塩田:大阪の将来について、中・長期的に見た場合、日本全体で顕在化しそうな高齢化と人口減の現象が大阪でも顕著になるのでは、と予想する見方もあります。

松井:10年前、国の調査で、大阪府域の人口は当時の880万人から10年後には850万人に減少するという予測値が出ていました。
ところが、10年が経過して、現在は883万人で横ばいです。大阪から出ていく人と入ってくる人の比較の流動人口も、昨年は大阪府域全体でプラスです。
入ってくる人の数が大阪市は東京23区よりも多い。

もちろん人口減少を食い止めるためにいろいろなことをやっていますが、その効果が表れてきたかなと思っています。
その結果、10年前と比べて、大阪市の財政がよくなった。一番の牽引車は市民税です。当時、1300億円程度だったのが、今は2200億円です。現役世代の転入が大きい。
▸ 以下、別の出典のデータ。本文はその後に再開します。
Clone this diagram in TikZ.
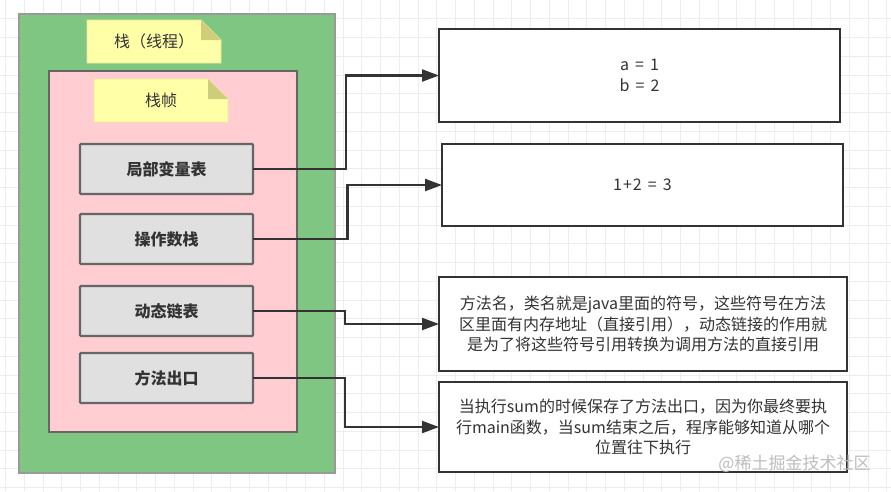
\documentclass[tikz,border=0pt]{standalone}
\usepackage{fontspec}
\setmainfont{Noto Sans CJK SC}
\usetikzlibrary{arrows.meta,calc}
\definecolor{gridc}{HTML}{EDEDED}
\definecolor{greenf}{HTML}{80C683}
\definecolor{greenb}{HTML}{999999}
\definecolor{pinkf}{HTML}{FFCDD2}
\definecolor{darkb}{HTML}{666666}
\definecolor{grayf}{HTML}{E0E0E0}
\definecolor{notef}{HTML}{FFFFA8}
\definecolor{noteb}{HTML}{EAEA98}
\definecolor{foldf}{HTML}{CFCD7A}
\definecolor{linec}{HTML}{333333}
\definecolor{txt}{HTML}{333333}
\definecolor{wmc}{HTML}{BDBDBD}
\tikzset{
  base/.style={rectangle, inner sep=0pt, outer sep=0pt, text=txt},
  greenbox/.style={base, fill=greenf, draw=greenb, line width=2pt},
  pinkbox/.style={base, fill=pinkf, draw=darkb, line width=2pt},
  itembox/.style={base, fill=grayf, draw=darkb, line width=2.2pt, rounded corners=1pt,
     minimum width=173, minimum height=50, font=\fontsize{16}{16}\selectfont\bfseries},
  notebox/.style={base, minimum width=134, minimum height=43, font=\fontsize{16}{16}\selectfont},
  infobox/.style={base, fill=white, draw=linec, line width=2.2pt, align=center,
     font=\fontsize{16}{20.8}\selectfont},
  conn/.style={draw=linec, line width=2.2pt, -{Triangle[length=17pt,width=12pt]}},
}
\begin{document}
\begin{tikzpicture}[x=1pt,y=-1pt]
\useasboundingbox (0,0) rectangle (891,491);
\fill[white] (0,0) rectangle (891,491);
% grid
\foreach \i in {0,...,47} \draw[gridc, line width=1pt] (5.5+18.75*\i,0) -- ++(0,491);
\foreach \j in {1,...,26} \draw[gridc, line width=1pt] (0,18.75*\j) -- ++(891,0);
% containers
\node[greenbox, minimum width=316, minimum height=459] (thread) at (177,243.5) {};
\node[pinkbox, minimum width=248, minimum height=361] (frame) at (173,251.5) {};
% notes
\node[notebox] (n1) at (154,41.5) {};
\fill[notef, draw=noteb, line width=0.8pt] (n1.north west) -- ($(n1.north east)+(-20,0)$) -- ($(n1.north east)+(0,20)$) -- (n1.south east) -- (n1.south west) -- cycle;
\fill[foldf] ($(n1.north east)+(-20,0)$) -- ($(n1.north east)+(-20,20)$) -- ($(n1.north east)+(0,20)$) -- cycle;
\node[notebox] at (n1.center) {栈（线程）};
\node[notebox] (n2) at (161,100.5) {};
\fill[notef, draw=noteb, line width=0.8pt] (n2.north west) -- ($(n2.north east)+(-20,0)$) -- ($(n2.north east)+(0,20)$) -- (n2.south east) -- (n2.south west) -- cycle;
\fill[foldf] ($(n2.north east)+(-20,0)$) -- ($(n2.north east)+(-20,20)$) -- ($(n2.north east)+(0,20)$) -- cycle;
\node[notebox] at (n2.center) {栈帧};
% items
\node[itembox] (b1) at (166.5,169) {局部变量表};
\node[itembox] (b2) at (166.5,239) {操作数栈};
\node[itembox] (b3) at (166.5,311) {动态链表};
\node[itembox] (b4) at (166.5,378) {方法出口};
% info boxes
\node[infobox, minimum width=401, minimum height=93] (ia) at (639.5,75.5) {a\kern2.5pt{} = \kern2.5pt{}1\\b\kern2.5pt{} = \kern2.5pt{}2};
\node[infobox, minimum width=401, minimum height=82] (ib) at (642.5,185) {1\kern1pt{}+\kern1pt{}2\kern2.5pt{} = \kern2.5pt{}3};
\node[infobox, minimum width=408, minimum height=94] (ic) at (643,324) {方法名，类名就是java里面的符号，这些符号在方法\\区里面有内存地址（直接引用），动态链接的作用就\\是为了将这些符号引用转换为调用方法的直接引用};
\node[infobox, minimum width=408, minimum height=90] (id) at (643,427) {当执行sum的时候保存了方法出口，因为你最终要执\\行main函数，当sum结束之后，程序能够知道从哪个\\位置往下执行};
% connectors
\coordinate (k1) at (346,0);
\coordinate (k2) at (347.5,0);
\coordinate (k3) at (345,0);
\draw[conn] (b1.east) -- (b1.east -| k1) |- (ia.west);
\draw[conn] (b2.east) -- (b2.east -| k2) |- (ib.west);
\draw[conn] (b3.east) -- (b3.east -| k3) |- (ic.west);
\draw[conn] (b4.east) -- (b4.east -| k3) |- (id.west);
% watermark
\node[base, text=wmc, font=\fontsize{17}{17}\selectfont] (wm) at (794.5,464) {@稀土掘金技术社区};
\end{tikzpicture}
\end{document}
この10年、「待機児童ゼロ」ということで、保育所の整備をやってきました。昔は保育所に預けられないから、どうしても週何日かのパートでした。
待機児童はまだゼロにはなっていませんが、今は数人です。現役世代が働きやすいようにして、雇用が生まれた。非課税だった世帯が課税対象になった。それだけ市民税の税収が増えているわけです。

■現役世代の人たちは行政サービスをシビアに評価
現役世代の人たちは行政のサービスを非常にシビアに見ています。大阪の場合、大阪府・大阪市で全国に先駆けて教育無償化に取り組んできました。
私立高校の完全無償化は現在、全国で大阪府だけです。大阪市は一昨年から小・中学校の給食費も無償です。
全国の政令指定都市では大阪だけです。給食費は子ども1人で1カ月4500円、2人で9000円かかっていた。
春夏冬の休みがあるので、年間で計10カ月分、約9万円です。そういうことも、子育て世帯にとって非常に生活しやすい町として認識されているだろうなと思います。

日本全体の高齢化・人口減対策は国がやらないとダメですが、長期的には高齢化社会の解消はやはり少子化対策に力を入れるしかないと思っています。
それには何よりも子育ての負担の軽減で、僕らが大阪でやっていることを全国でやるべきです。